## Description of the task
Print exactly, please, the lines from the top of the entries below up to and including the line with "plt.rcParams['font.family'] = ['Liberation", and nothing else; pictures are excluded.

# start of Data shown

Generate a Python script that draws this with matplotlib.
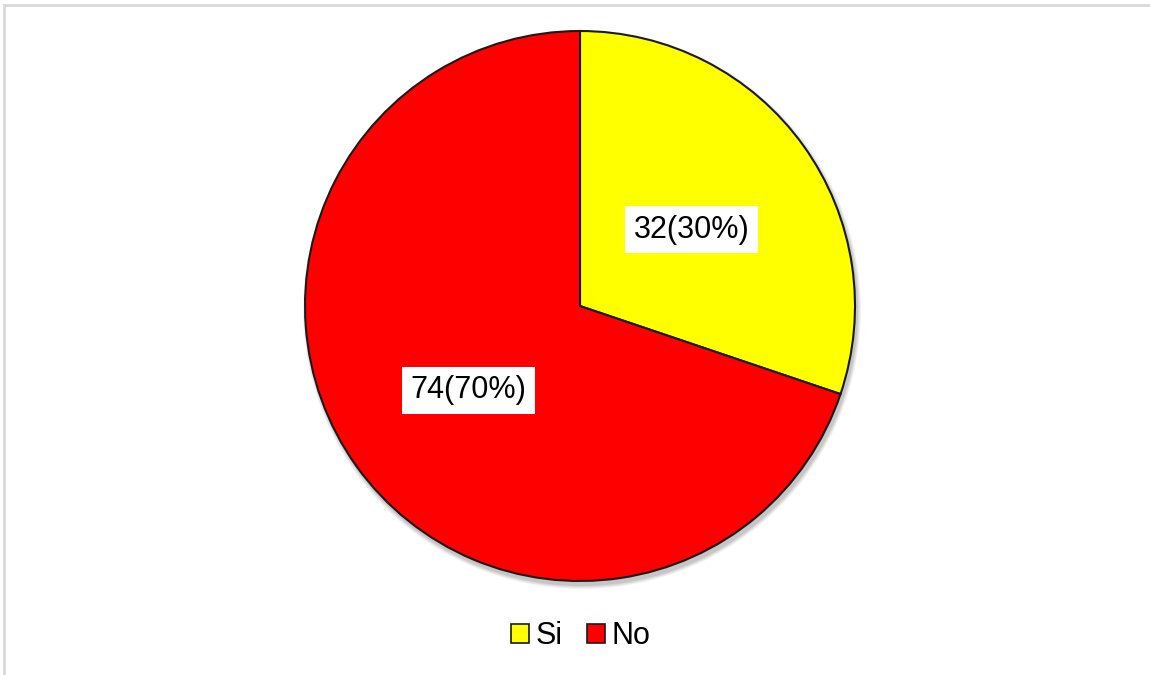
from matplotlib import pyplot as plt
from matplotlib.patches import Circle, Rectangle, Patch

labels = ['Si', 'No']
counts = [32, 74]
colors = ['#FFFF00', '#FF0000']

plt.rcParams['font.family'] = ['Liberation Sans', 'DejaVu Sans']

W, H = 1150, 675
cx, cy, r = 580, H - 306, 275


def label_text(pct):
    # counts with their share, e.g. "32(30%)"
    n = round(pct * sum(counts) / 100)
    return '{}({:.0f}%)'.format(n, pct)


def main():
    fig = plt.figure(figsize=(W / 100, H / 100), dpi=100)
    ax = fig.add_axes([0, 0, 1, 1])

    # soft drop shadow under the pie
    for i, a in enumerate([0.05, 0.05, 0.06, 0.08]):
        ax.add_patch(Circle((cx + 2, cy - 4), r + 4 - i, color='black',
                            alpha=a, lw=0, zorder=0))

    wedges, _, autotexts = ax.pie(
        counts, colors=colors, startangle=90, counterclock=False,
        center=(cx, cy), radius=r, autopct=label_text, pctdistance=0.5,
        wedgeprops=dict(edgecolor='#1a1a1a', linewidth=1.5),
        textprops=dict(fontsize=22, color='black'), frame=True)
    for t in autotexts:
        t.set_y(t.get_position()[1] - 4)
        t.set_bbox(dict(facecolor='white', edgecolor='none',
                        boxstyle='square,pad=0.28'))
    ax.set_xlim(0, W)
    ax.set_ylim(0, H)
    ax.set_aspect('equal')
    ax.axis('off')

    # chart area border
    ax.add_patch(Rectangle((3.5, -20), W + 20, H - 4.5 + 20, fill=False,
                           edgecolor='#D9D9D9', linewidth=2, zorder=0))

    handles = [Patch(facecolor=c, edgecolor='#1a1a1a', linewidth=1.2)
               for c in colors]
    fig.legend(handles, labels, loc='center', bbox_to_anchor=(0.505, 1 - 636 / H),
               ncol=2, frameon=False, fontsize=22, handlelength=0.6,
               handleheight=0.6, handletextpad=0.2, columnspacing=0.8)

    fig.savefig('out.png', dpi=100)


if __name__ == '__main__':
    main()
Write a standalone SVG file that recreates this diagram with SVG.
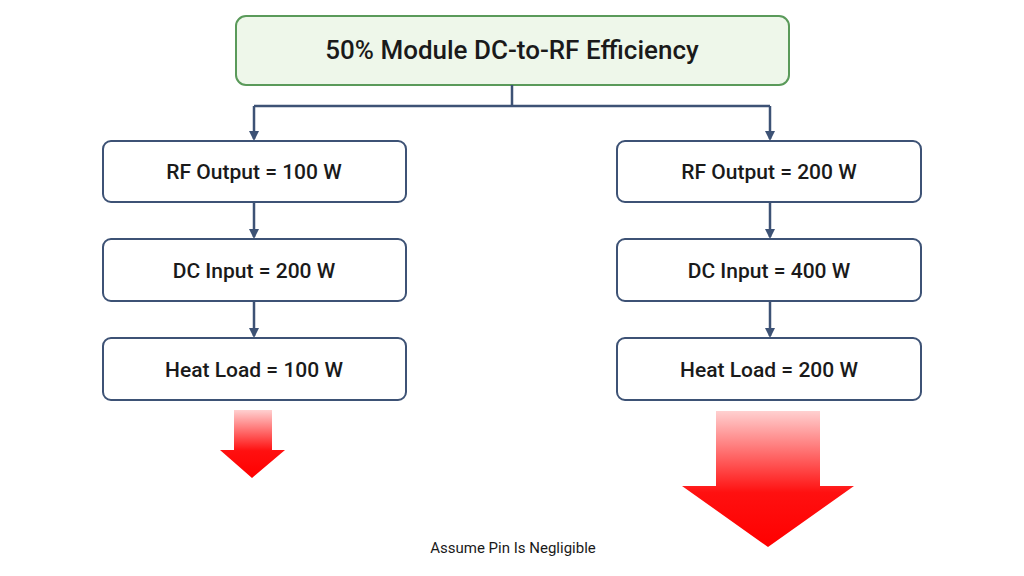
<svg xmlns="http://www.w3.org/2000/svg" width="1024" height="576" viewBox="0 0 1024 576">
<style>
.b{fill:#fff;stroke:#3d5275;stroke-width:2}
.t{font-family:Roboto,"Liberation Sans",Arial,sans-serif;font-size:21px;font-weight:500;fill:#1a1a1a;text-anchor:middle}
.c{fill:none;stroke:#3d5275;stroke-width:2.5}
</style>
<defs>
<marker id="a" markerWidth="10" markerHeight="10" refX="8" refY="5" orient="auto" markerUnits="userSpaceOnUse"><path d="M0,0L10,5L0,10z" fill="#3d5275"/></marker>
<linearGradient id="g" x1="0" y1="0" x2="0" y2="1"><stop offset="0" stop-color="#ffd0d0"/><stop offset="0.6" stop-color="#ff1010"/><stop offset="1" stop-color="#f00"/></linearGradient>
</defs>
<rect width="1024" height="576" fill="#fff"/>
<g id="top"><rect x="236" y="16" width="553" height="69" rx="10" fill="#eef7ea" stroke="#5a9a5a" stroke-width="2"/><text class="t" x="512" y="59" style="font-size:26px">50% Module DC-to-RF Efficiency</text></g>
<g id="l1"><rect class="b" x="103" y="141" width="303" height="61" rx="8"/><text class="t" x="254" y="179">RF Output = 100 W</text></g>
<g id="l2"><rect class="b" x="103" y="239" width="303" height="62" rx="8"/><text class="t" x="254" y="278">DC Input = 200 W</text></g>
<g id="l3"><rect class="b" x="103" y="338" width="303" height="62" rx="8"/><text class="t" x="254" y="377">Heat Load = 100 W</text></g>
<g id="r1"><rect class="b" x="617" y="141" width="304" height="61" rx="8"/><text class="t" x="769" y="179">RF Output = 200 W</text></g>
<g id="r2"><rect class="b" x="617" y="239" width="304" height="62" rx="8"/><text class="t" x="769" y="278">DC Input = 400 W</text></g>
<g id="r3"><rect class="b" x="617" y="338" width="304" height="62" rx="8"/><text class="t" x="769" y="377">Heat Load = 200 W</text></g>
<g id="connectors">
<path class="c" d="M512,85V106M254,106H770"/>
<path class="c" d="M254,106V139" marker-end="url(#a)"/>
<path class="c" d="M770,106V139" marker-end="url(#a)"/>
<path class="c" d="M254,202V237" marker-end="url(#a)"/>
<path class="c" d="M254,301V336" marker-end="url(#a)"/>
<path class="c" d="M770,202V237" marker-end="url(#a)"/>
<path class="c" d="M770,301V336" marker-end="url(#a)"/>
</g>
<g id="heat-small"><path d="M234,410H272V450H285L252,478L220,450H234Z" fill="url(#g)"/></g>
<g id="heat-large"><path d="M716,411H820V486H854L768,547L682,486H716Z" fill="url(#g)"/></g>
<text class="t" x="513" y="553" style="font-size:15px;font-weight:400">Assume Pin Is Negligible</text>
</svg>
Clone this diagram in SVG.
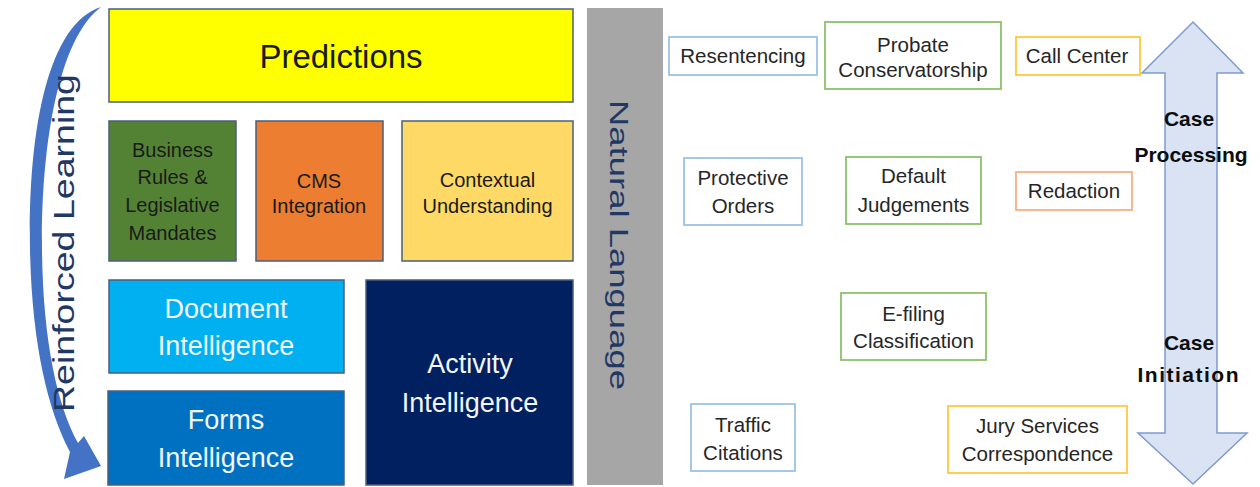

# end of Data shown

## Solution to this problem
Generate a Python script that draws this with matplotlib.
from matplotlib import pyplot as plt
from matplotlib.patches import Circle, Rectangle, Patch

labels = ['Si', 'No']
counts = [32, 74]
colors = ['#FFFF00', '#FF0000']

plt.rcParams['font.family'] = ['Liberation Sans', 'DejaVu Sans']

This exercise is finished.